Below is some material; transcribe all of it exactly.

+ + + + + + +

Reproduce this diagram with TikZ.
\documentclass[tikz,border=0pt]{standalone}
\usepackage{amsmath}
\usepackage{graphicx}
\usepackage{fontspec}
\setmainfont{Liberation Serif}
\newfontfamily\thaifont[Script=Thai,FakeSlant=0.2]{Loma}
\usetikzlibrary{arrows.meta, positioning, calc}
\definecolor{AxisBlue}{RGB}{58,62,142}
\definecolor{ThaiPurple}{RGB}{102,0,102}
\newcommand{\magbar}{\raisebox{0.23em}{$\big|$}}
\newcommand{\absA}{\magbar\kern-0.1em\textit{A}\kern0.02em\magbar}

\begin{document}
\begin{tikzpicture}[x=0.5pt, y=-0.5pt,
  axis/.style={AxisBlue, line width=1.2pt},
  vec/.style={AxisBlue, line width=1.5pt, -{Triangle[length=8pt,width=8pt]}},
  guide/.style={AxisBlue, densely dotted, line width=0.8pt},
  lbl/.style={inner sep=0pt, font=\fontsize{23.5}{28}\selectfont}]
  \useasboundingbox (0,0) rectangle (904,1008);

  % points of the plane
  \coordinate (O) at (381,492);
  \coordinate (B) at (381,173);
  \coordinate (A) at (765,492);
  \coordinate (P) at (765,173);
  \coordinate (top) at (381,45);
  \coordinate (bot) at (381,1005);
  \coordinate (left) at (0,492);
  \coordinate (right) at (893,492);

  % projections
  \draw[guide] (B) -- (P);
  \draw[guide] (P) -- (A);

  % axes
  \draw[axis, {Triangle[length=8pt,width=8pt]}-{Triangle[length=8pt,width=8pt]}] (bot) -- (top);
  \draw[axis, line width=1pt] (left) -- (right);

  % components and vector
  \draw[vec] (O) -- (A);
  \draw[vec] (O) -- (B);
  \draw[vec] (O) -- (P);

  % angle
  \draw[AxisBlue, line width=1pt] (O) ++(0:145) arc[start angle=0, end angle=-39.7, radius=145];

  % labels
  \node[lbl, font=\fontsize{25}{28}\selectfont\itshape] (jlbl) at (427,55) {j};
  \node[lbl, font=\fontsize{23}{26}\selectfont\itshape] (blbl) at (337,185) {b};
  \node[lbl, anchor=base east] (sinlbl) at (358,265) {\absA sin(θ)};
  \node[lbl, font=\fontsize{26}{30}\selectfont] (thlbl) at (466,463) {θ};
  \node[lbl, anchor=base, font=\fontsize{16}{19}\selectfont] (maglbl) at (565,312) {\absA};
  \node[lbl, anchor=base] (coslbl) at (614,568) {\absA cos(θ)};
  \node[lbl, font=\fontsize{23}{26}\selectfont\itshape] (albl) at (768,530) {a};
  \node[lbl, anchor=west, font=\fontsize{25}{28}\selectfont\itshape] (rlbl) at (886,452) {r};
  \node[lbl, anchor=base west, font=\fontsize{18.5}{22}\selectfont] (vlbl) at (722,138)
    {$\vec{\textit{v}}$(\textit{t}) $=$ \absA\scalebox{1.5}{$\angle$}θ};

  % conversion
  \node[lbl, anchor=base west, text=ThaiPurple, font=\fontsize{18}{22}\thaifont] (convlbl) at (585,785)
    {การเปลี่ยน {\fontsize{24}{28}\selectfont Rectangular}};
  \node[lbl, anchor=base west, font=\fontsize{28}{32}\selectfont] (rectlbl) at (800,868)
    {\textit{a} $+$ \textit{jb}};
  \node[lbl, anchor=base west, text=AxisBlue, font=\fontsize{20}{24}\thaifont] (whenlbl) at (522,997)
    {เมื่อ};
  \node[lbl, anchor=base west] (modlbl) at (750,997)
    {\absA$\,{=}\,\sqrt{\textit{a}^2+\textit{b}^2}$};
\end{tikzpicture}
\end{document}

+ + + + + + +

● **Solution for this task**:
Reproduce this diagram with TikZ.
\documentclass[tikz,border=0pt]{standalone}
\usepackage{amsmath}
\usepackage{graphicx}
\usepackage{fontspec}
\setmainfont{Liberation Serif}
\newfontfamily\thaifont[Script=Thai,FakeSlant=0.2]{Loma}
\usetikzlibrary{arrows.meta, positioning, calc}
\definecolor{AxisBlue}{RGB}{58,62,142}
\definecolor{ThaiPurple}{RGB}{102,0,102}
\newcommand{\magbar}{\raisebox{0.23em}{$\big|$}}
\newcommand{\absA}{\magbar\kern-0.1em\textit{A}\kern0.02em\magbar}

\begin{document}
\begin{tikzpicture}[x=0.5pt, y=-0.5pt,
  axis/.style={AxisBlue, line width=1.2pt},
  vec/.style={AxisBlue, line width=1.5pt, -{Triangle[length=8pt,width=8pt]}},
  guide/.style={AxisBlue, densely dotted, line width=0.8pt},
  lbl/.style={inner sep=0pt, font=\fontsize{23.5}{28}\selectfont}]
  \useasboundingbox (0,0) rectangle (904,1008);

  % points of the plane
  \coordinate (O) at (381,492);
  \coordinate (B) at (381,173);
  \coordinate (A) at (765,492);
  \coordinate (P) at (765,173);
  \coordinate (top) at (381,45);
  \coordinate (bot) at (381,1005);
  \coordinate (left) at (0,492);
  \coordinate (right) at (893,492);

  % projections
  \draw[guide] (B) -- (P);
  \draw[guide] (P) -- (A);

  % axes
  \draw[axis, {Triangle[length=8pt,width=8pt]}-{Triangle[length=8pt,width=8pt]}] (bot) -- (top);
  \draw[axis, line width=1pt] (left) -- (right);

  % components and vector
  \draw[vec] (O) -- (A);
  \draw[vec] (O) -- (B);
  \draw[vec] (O) -- (P);

  % angle
  \draw[AxisBlue, line width=1pt] (O) ++(0:145) arc[start angle=0, end angle=-39.7, radius=145];

  % labels
  \node[lbl, font=\fontsize{25}{28}\selectfont\itshape] (jlbl) at (427,55) {j};
  \node[lbl, font=\fontsize{23}{26}\selectfont\itshape] (blbl) at (337,185) {b};
  \node[lbl, anchor=base east] (sinlbl) at (358,265) {\absA sin(θ)};
  \node[lbl, font=\fontsize{26}{30}\selectfont] (thlbl) at (466,463) {θ};
  \node[lbl, anchor=base, font=\fontsize{16}{19}\selectfont] (maglbl) at (565,312) {\absA};
  \node[lbl, anchor=base] (coslbl) at (614,568) {\absA cos(θ)};
  \node[lbl, font=\fontsize{23}{26}\selectfont\itshape] (albl) at (768,530) {a};
  \node[lbl, anchor=west, font=\fontsize{25}{28}\selectfont\itshape] (rlbl) at (886,452) {r};
  \node[lbl, anchor=base west, font=\fontsize{18.5}{22}\selectfont] (vlbl) at (722,138)
    {$\vec{\textit{v}}$(\textit{t}) $=$ \absA\scalebox{1.5}{$\angle$}θ};

  % conversion
  \node[lbl, anchor=base west, text=ThaiPurple, font=\fontsize{18}{22}\thaifont] (convlbl) at (585,785)
    {การเปลี่ยน {\fontsize{24}{28}\selectfont Rectangular}};
  \node[lbl, anchor=base west, font=\fontsize{28}{32}\selectfont] (rectlbl) at (800,868)
    {\textit{a} $+$ \textit{jb}};
  \node[lbl, anchor=base west, text=AxisBlue, font=\fontsize{20}{24}\thaifont] (whenlbl) at (522,997)
    {เมื่อ};
  \node[lbl, anchor=base west] (modlbl) at (750,997)
    {\absA$\,{=}\,\sqrt{\textit{a}^2+\textit{b}^2}$};
\end{tikzpicture}
\end{document}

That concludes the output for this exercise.